Getting into medical school is not easy: the competition is fierce, and sometimes
events do not work out as planned. Your GPA may be a bit soft, or your MCAT scores
weak, or you haven t been able to hook up with a research or medical service opportunity.
Or perhaps you are considering a change in career: you already have a baccalaureate
degree, but need the prereqs for medical school.
If you find yourself in one of these situations, you might consider applying to a
post-baccalaureate program. Some of these programs are oriented towards academic record-enhancement,
some towards career changing, some toward underrepresented groups, some towards economically
or educationally disadvantaged groups.
The AAMC (American Association of Medical Colleges) has a search pagedevoted to post baccalaureate programs. From this search page I have listed the California
postbac programs oriented towards career changing, but several of these bill themselves
as record enhancement programs as well.
Another California post-bac program oriented towards the economically or educationally
disadvantaged is the California Postbaccalaurate Consortium. This program mostly caters to UC graduates, but does admit a small number of CSU
students each year.
Caribbean Medical Schools
There are two medical schools in the Caribbean that might be considered Plan B options:
St. George s University in Grenada, West Indies, and Ross University in the Commonwealth of Dominica. Students admitted to St. George s have an average
GPA of 3.34, and an average MCAT of 28. At Ross, the average GPA is 3.4, with a range
of 2.7 - 4, but for early admission they require at least an overall GPA of 3.0 and
a science GPA (BCPM) of 3.25, with an MCAT score of at least 24.
A recent CSUF graduate has written me a not too flattering account of his experiences
at Ross, and implies it should be a last-place choice of those who simply have no
other options. He writes "The highest success rates [of graduates of off-shore schools]

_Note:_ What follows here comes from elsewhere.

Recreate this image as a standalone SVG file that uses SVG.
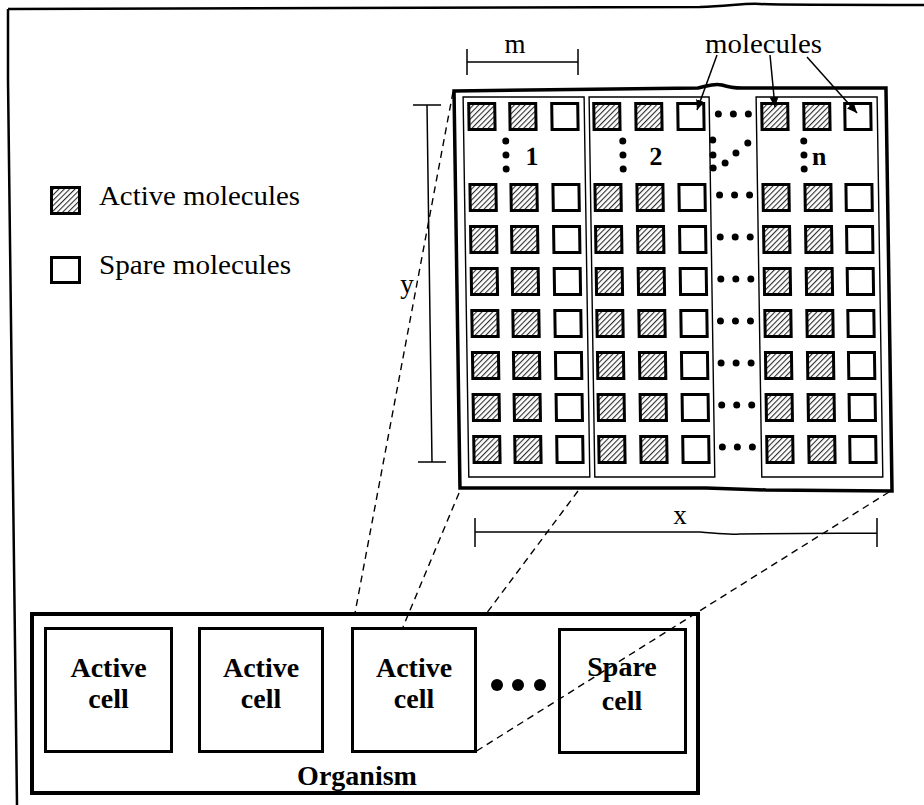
<svg xmlns="http://www.w3.org/2000/svg" xmlns:xlink="http://www.w3.org/1999/xlink" width="924" height="805" viewBox="0 0 924 805">
  <style>
    .ink { fill: none; stroke: #000; }
    .act { fill: url(#hatch); stroke: #000; stroke-width: 3; }
    .spr { fill: #fff; stroke: #000; stroke-width: 3; }
    .cellbox { fill: none; stroke: #000; stroke-width: 1.4; }
    .dot { fill: #000; }
    .serif { font-family: "Liberation Serif", "Times New Roman", serif; fill: #000; }
    .bold { font-weight: bold; }
    .dash { fill: none; stroke: #000; stroke-width: 1.4; stroke-dasharray: 7 5; }
    .dim { fill: none; stroke: #000; stroke-width: 1.5; }
    .lead { fill: none; stroke: #000; stroke-width: 1.5; }
    .node { fill: #fff; stroke: #000; stroke-width: 3; }
  </style>
  <defs>
    <pattern id="hatch" patternUnits="userSpaceOnUse" width="3.8" height="3.8" patternTransform="rotate(45)">
      <rect width="3.8" height="3.8" fill="#fff"/>
      <line x1="0.6" y1="0" x2="0.6" y2="3.8" stroke="#000" stroke-width="0.9"/>
    </pattern>
    <rect id="a" width="26" height="26" class="act"/>
    <rect id="s" width="26" height="26" class="spr"/>
    <marker id="tip" markerUnits="userSpaceOnUse" markerWidth="12" markerHeight="10" refX="10" refY="5" orient="auto">
      <path d="M0,0.5 L10,5 L0,9.5 Z" fill="#000"/>
    </marker>
  </defs>

  <rect width="924" height="805" fill="#fff"/>

  <!-- page frame -->
  <g id="frame" class="ink" stroke-width="2.5">
    <path d="M8,9 L700,7 C730,6 745,3 760,4 C775,5 800,5 924,5"/>
    <path d="M8,9 L8,80 L17,805"/>
  </g>

  <!-- legend -->
  <g id="legend">
    <rect x="51.5" y="187.5" width="28" height="26" class="act"/>
    <text x="99" y="205" class="serif" font-size="27" textLength="201" lengthAdjust="spacingAndGlyphs">Active molecules</text>
    <rect x="51.5" y="257.5" width="28" height="25" class="spr"/>
    <text x="99" y="274" class="serif" font-size="27" textLength="192" lengthAdjust="spacingAndGlyphs">Spare molecules</text>
  </g>

  <!-- cell array: molecules grouped into cells 1, 2 ... n -->
  <g id="cell-array" transform="matrix(1 0 0.015 1 -1.35 0)">
    <path id="array-frame" class="ink" stroke-width="3.5" d="M454,91 L698,88 C708,86 714,83 722,85 C728,87 734,88 742,88 L886,88 L886,491 L760,490 L700,488 L454,488 Z"/>

    <g id="cell-1">
      <rect class="cellbox" x="463" y="97" width="121" height="380"/>
      <use xlink:href="#a" x="468.5" y="103.5"/><use xlink:href="#a" x="509.5" y="103.5"/><use xlink:href="#s" x="551.5" y="103.5"/>
      <use xlink:href="#a" x="468.5" y="184.5"/><use xlink:href="#a" x="509.5" y="184.5"/><use xlink:href="#s" x="551.5" y="184.5"/>
      <use xlink:href="#a" x="468.5" y="226.5"/><use xlink:href="#a" x="509.5" y="226.5"/><use xlink:href="#s" x="551.5" y="226.5"/>
      <use xlink:href="#a" x="468.5" y="268.5"/><use xlink:href="#a" x="509.5" y="268.5"/><use xlink:href="#s" x="551.5" y="268.5"/>
      <use xlink:href="#a" x="468.5" y="310.5"/><use xlink:href="#a" x="509.5" y="310.5"/><use xlink:href="#s" x="551.5" y="310.5"/>
      <use xlink:href="#a" x="468.5" y="352.5"/><use xlink:href="#a" x="509.5" y="352.5"/><use xlink:href="#s" x="551.5" y="352.5"/>
      <use xlink:href="#a" x="468.5" y="394.5"/><use xlink:href="#a" x="509.5" y="394.5"/><use xlink:href="#s" x="551.5" y="394.5"/>
      <use xlink:href="#a" x="468.5" y="436.5"/><use xlink:href="#a" x="509.5" y="436.5"/><use xlink:href="#s" x="551.5" y="436.5"/>
      <circle class="dot" cx="505" cy="141" r="3.5"/><circle class="dot" cx="505" cy="155" r="3.5"/><circle class="dot" cx="505" cy="169" r="3.5"/>
      <text x="531" y="165" class="serif bold" font-size="26" text-anchor="middle">1</text>
    </g>

    <g id="cell-2">
      <rect class="cellbox" x="589" y="97" width="120" height="380"/>
      <use xlink:href="#a" x="593.5" y="103.5"/><use xlink:href="#a" x="635.5" y="103.5"/><use xlink:href="#s" x="677.5" y="103.5"/>
      <use xlink:href="#a" x="593.5" y="184.5"/><use xlink:href="#a" x="635.5" y="184.5"/><use xlink:href="#s" x="677.5" y="184.5"/>
      <use xlink:href="#a" x="593.5" y="226.5"/><use xlink:href="#a" x="635.5" y="226.5"/><use xlink:href="#s" x="677.5" y="226.5"/>
      <use xlink:href="#a" x="593.5" y="268.5"/><use xlink:href="#a" x="635.5" y="268.5"/><use xlink:href="#s" x="677.5" y="268.5"/>
      <use xlink:href="#a" x="593.5" y="310.5"/><use xlink:href="#a" x="635.5" y="310.5"/><use xlink:href="#s" x="677.5" y="310.5"/>
      <use xlink:href="#a" x="593.5" y="352.5"/><use xlink:href="#a" x="635.5" y="352.5"/><use xlink:href="#s" x="677.5" y="352.5"/>
      <use xlink:href="#a" x="593.5" y="394.5"/><use xlink:href="#a" x="635.5" y="394.5"/><use xlink:href="#s" x="677.5" y="394.5"/>
      <use xlink:href="#a" x="593.5" y="436.5"/><use xlink:href="#a" x="635.5" y="436.5"/><use xlink:href="#s" x="677.5" y="436.5"/>
      <circle class="dot" cx="622" cy="141" r="3.5"/><circle class="dot" cx="622" cy="155" r="3.5"/><circle class="dot" cx="622" cy="169" r="3.5"/>
      <text x="655" y="165" class="serif bold" font-size="26" text-anchor="middle">2</text>
    </g>

    <g id="cell-n">
      <rect class="cellbox" x="756" y="97" width="121" height="380"/>
      <use xlink:href="#a" x="761.5" y="103.5"/><use xlink:href="#a" x="803.5" y="103.5"/><use xlink:href="#s" x="844.5" y="103.5"/>
      <use xlink:href="#a" x="761.5" y="184.5"/><use xlink:href="#a" x="803.5" y="184.5"/><use xlink:href="#s" x="844.5" y="184.5"/>
      <use xlink:href="#a" x="761.5" y="226.5"/><use xlink:href="#a" x="803.5" y="226.5"/><use xlink:href="#s" x="844.5" y="226.5"/>
      <use xlink:href="#a" x="761.5" y="268.5"/><use xlink:href="#a" x="803.5" y="268.5"/><use xlink:href="#s" x="844.5" y="268.5"/>
      <use xlink:href="#a" x="761.5" y="310.5"/><use xlink:href="#a" x="803.5" y="310.5"/><use xlink:href="#s" x="844.5" y="310.5"/>
      <use xlink:href="#a" x="761.5" y="352.5"/><use xlink:href="#a" x="803.5" y="352.5"/><use xlink:href="#s" x="844.5" y="352.5"/>
      <use xlink:href="#a" x="761.5" y="394.5"/><use xlink:href="#a" x="803.5" y="394.5"/><use xlink:href="#s" x="844.5" y="394.5"/>
      <use xlink:href="#a" x="761.5" y="436.5"/><use xlink:href="#a" x="803.5" y="436.5"/><use xlink:href="#s" x="844.5" y="436.5"/>
      <circle class="dot" cx="803" cy="141" r="3.5"/><circle class="dot" cx="803" cy="155" r="3.5"/><circle class="dot" cx="803" cy="169" r="3.5"/>
      <text x="818" y="165" class="serif bold" font-size="26" text-anchor="middle">n</text>
    </g>

    <!-- ellipsis between cell 2 and cell n -->
    <g id="ellipsis-cells" class="dot">
      <circle cx="718" cy="114" r="3.5"/><circle cx="733" cy="114" r="3.5"/><circle cx="748" cy="114" r="3.5"/>
      <circle cx="712" cy="140" r="3.5"/><circle cx="712" cy="155" r="3.5"/><circle cx="712" cy="168" r="3.5"/>
      <circle cx="724" cy="163" r="3.5"/><circle cx="735" cy="153" r="3.5"/><circle cx="747" cy="143" r="3.5"/>
      <circle cx="718" cy="195" r="3.5"/><circle cx="733" cy="195" r="3.5"/><circle cx="748" cy="195" r="3.5"/>
      <circle cx="718" cy="237" r="3.5"/><circle cx="733" cy="237" r="3.5"/><circle cx="748" cy="237" r="3.5"/>
      <circle cx="718" cy="279" r="3.5"/><circle cx="733" cy="279" r="3.5"/><circle cx="748" cy="279" r="3.5"/>
      <circle cx="717" cy="321" r="3.5"/><circle cx="732" cy="321" r="3.5"/><circle cx="747" cy="321" r="3.5"/>
      <circle cx="717" cy="363" r="3.5"/><circle cx="732" cy="363" r="3.5"/><circle cx="747" cy="363" r="3.5"/>
      <circle cx="717" cy="405" r="3.5"/><circle cx="732" cy="405" r="3.5"/><circle cx="747" cy="405" r="3.5"/>
      <circle cx="717" cy="447" r="3.5"/><circle cx="732" cy="447" r="3.5"/><circle cx="747" cy="447" r="3.5"/>
    </g>
  </g>

  <!-- dimension markers -->
  <g id="dim-m">
    <path class="dim" d="M467,49 V75 M578,49 V75 M467,62 H578"/>
    <text x="515" y="53" class="serif" font-size="27" text-anchor="middle">m</text>
  </g>
  <g id="dim-y">
    <path class="dim" d="M413,105 H441 M427,105 L432,462 M418,462 H446"/>
    <text x="407" y="293" class="serif" font-size="27" text-anchor="middle">y</text>
  </g>
  <g id="dim-x">
    <path class="dim" d="M475,518 V547 M877,518 V547 M475,532 L700,532 C715,533 725,535 740,534 L877,533"/>
    <text x="680" y="524" class="serif" font-size="27" text-anchor="middle">x</text>
  </g>

  <!-- molecules label -->
  <g id="label-molecules">
    <text x="705" y="53" class="serif" font-size="27" textLength="117" lengthAdjust="spacingAndGlyphs">molecules</text>
  </g>

  <!-- organism with its cells -->
  <g id="organism">
    <rect x="32" y="614" width="666" height="179" fill="#fff" stroke="#000" stroke-width="4"/>
    <text x="357" y="785" class="serif bold" font-size="28" text-anchor="middle">Organism</text>
  </g>
  <g id="active-cell-1">
    <rect class="node" x="45.5" y="628.5" width="126" height="123"/>
    <text x="108.5" y="677" class="serif bold" font-size="28" text-anchor="middle">Active</text>
    <text x="108.5" y="708" class="serif bold" font-size="28" text-anchor="middle">cell</text>
  </g>
  <g id="active-cell-2">
    <rect class="node" x="199.5" y="628.5" width="123" height="123"/>
    <text x="261" y="677" class="serif bold" font-size="28" text-anchor="middle">Active</text>
    <text x="261" y="708" class="serif bold" font-size="28" text-anchor="middle">cell</text>
  </g>
  <g id="active-cell-3">
    <rect class="node" x="352.5" y="628.5" width="123" height="123"/>
    <text x="414" y="677" class="serif bold" font-size="28" text-anchor="middle">Active</text>
    <text x="414" y="708" class="serif bold" font-size="28" text-anchor="middle">cell</text>
  </g>
  <g id="ellipsis-organism" class="dot">
    <circle cx="497" cy="685" r="6"/><circle cx="518" cy="685" r="6"/><circle cx="540" cy="685" r="6"/>
  </g>
  <g id="spare-cell">
    <rect class="node" x="559.5" y="629.5" width="126" height="123"/>
    <text x="622" y="676" class="serif bold" font-size="28" text-anchor="middle">Spare</text>
    <text x="622" y="710" class="serif bold" font-size="28" text-anchor="middle">cell</text>
  </g>

  <!-- connectors: projection lines and label leaders -->
  <g id="connectors">
    <line class="dash" x1="453" y1="92" x2="355" y2="613"/>
    <line class="dash" x1="459" y1="493" x2="403" y2="627"/>
    <line class="dash" x1="578" y1="491" x2="486" y2="614"/>
    <line class="dash" x1="889" y1="492" x2="475" y2="752"/>
    <line class="lead" x1="717" y1="55" x2="697" y2="110" marker-end="url(#tip)"/>
    <line class="lead" x1="770" y1="55" x2="775" y2="107" marker-end="url(#tip)"/>
    <line class="lead" x1="807" y1="57" x2="857" y2="113" marker-end="url(#tip)"/>
  </g>
</svg>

are for those desiring to go into specialities like internal medicine, family medicine,
psychiatry, pediatrics, and perhaps OB/GYN. For people who want to go into popular
and competitive fields, like surgery, emergency medicine, plastic surgery, orthopedics,
or ophthalmology, the best bet is to not go offshore." He also said that the school
administration was poorly run and not very helpful, a sentiment shared by others on
Web reviews ( here and here). You should do your homework to get other points of view; others have written more
favorable reviews of these off-shore schools.
Other Health Careers
After you have explored the cost and time of becoming a practicing MD (or DO), and
have assessed your chances for success in a very competitive and very rigorous field,
you may want to investigate these health related careers:podiatrist, pharmacist, veterinarian,
optometrist, physician assistant, Nurse or clinical Lab Technician, Ph.D.